Anyone who has been reading for any length of time knows that I’m a bit of a stickler when it comes to keeping track of data, so a message like The Data has Been Lost is a killer. Some people might even call this behavior anal, but it is what it is. So when the message comes up – repeatedly – telling me that the Delayed Write Failed and that the data has been lost, it ate at me. Really. I didn’t know what to do. I think most people might take issue with it, but hey. What can I do?
Now it’s not as if I’m talking government secrets here. I’m just doing a typical backup of data across a pretty simple home network (and a wired one at that). If it was on the wireless portion of the network, I could perhaps consider that maybe the neighbor’s signal got in the way. But why it decided to start happening – and happening all the time – was driving me absolutely nuts.
To make matters worse, this was the backup that I run to make sure that all my goodies are, well, backed up. Now my original copy was fine. But this meant that I didn’t have a backup of the data, so if something were to happen to my primary PC, I’d be a bit out of luck, and as paranoid as I am, that just wouldn’t do. So I started scouring everything to try and figure out the problem.
Unfortunately, absolutely nothing seemed to help. As is typically the case, there were all sorts of seemingly helpful people out there, but none of them appeared to have the same problem, and perhaps most importantly, none of them made the problem go away, which is what I was really after.
Of course I rebooted, applied updates, checked caching, installed drivers, looked for device errors, you name it. There was nothing. Until one day I came upon an obscure reference to taking the network adapter out of auto-negotiate mode.
In other words, rather than letting the adapter determine the speed of the network, tell it what speed to use. As you can imagine, at this point I was out of ideas, and while I didn’t figure it had any bearing on the problem, it’s an easy enough fix. I simply went into the properties (this process may vary a bit, depending on your adapter), changed auto-negotiate to 100Mbps and full duplex, and guess what? The problem completely disappeared. I haven’t seen it since.

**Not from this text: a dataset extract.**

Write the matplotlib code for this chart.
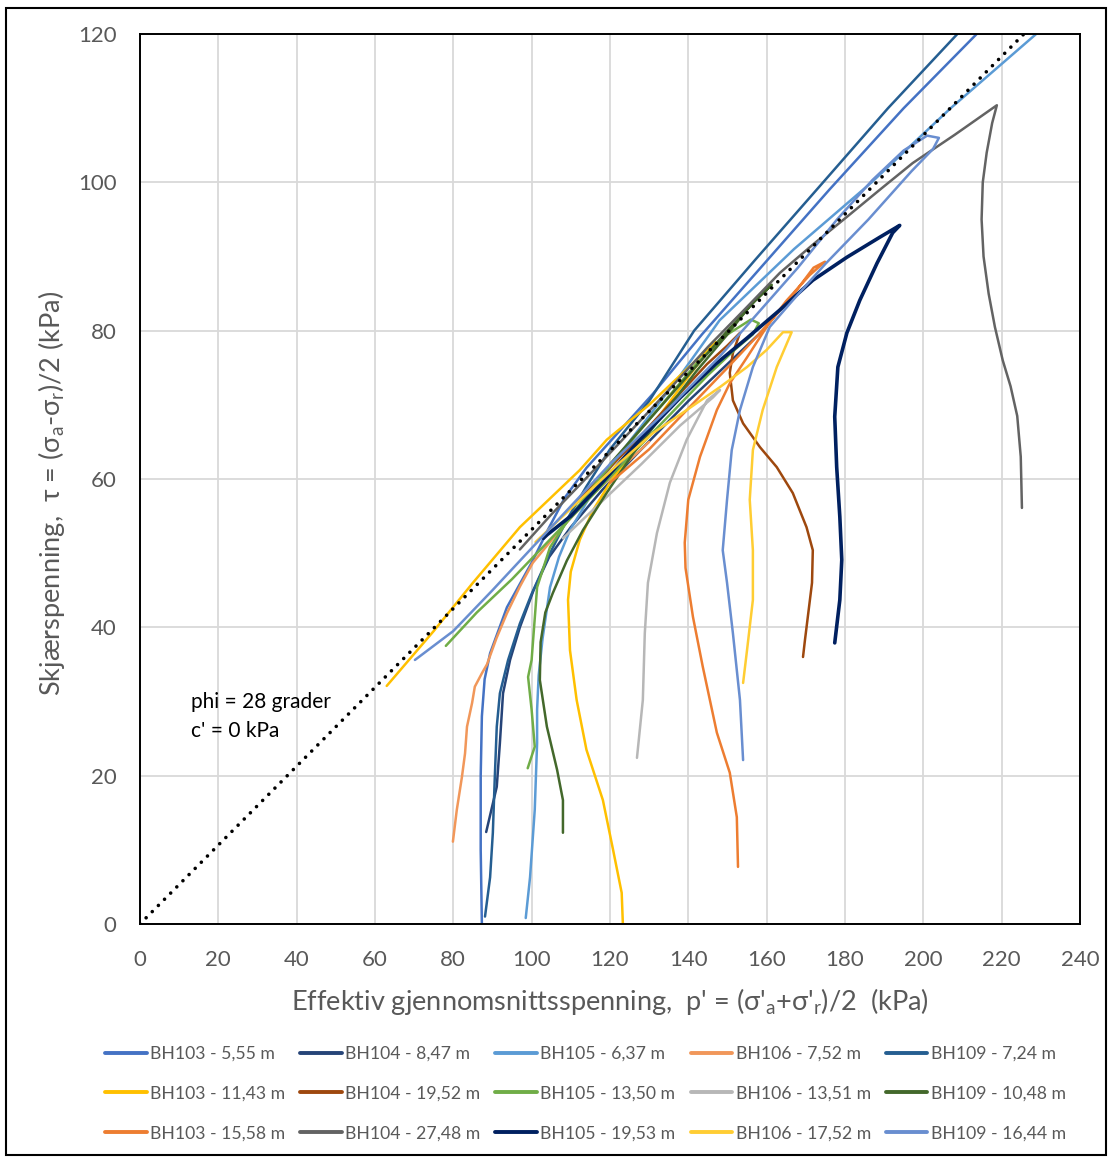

So apparently something in the auto-negotiation code had a problem, and by setting it manually, it fixed itself. Absolutely unbelievable. I have no idea if this will help anyone else, but if it does, have at it. I have unfortunately misplaced the link to the person who helped me, but wherever you are, thank you. Thank you thank you thank you.
Comments
4 responses to “Windows was Unable to Save All the Data for the File”
Thank you thank you thank you.
You are a genius! I have been having fits with the same problem which also affects how fast files were being copied from temp directory after downloading. Changed my settings to 100MBPS and full duplex and no more problems
You are a genius! I have been having fits with the same problem which also affects how fast files were being copied from temp directory after downloading. Changed my settings to 100MBPS and full duplex and no more problems
Cool, thanks for this! Googling for this issue and stumbled across this page; hopefully it will help to resolve things for me. FYI I probably won’t be back to LYK if it works but i’m happy to have found something to try 🙂
And yes, Auto-Negotiation fixes several things with Windows, one of which being the long delay during “Loading Your Personal Settings” and/or the delay where the desktop image itself shows up and then there’s a 30-60 second before the desktop items, taskbar and Start menu appear. Wierd.
I wonder if it happens more with XP Pro vs. XP Home since the former is more network-based? No idea.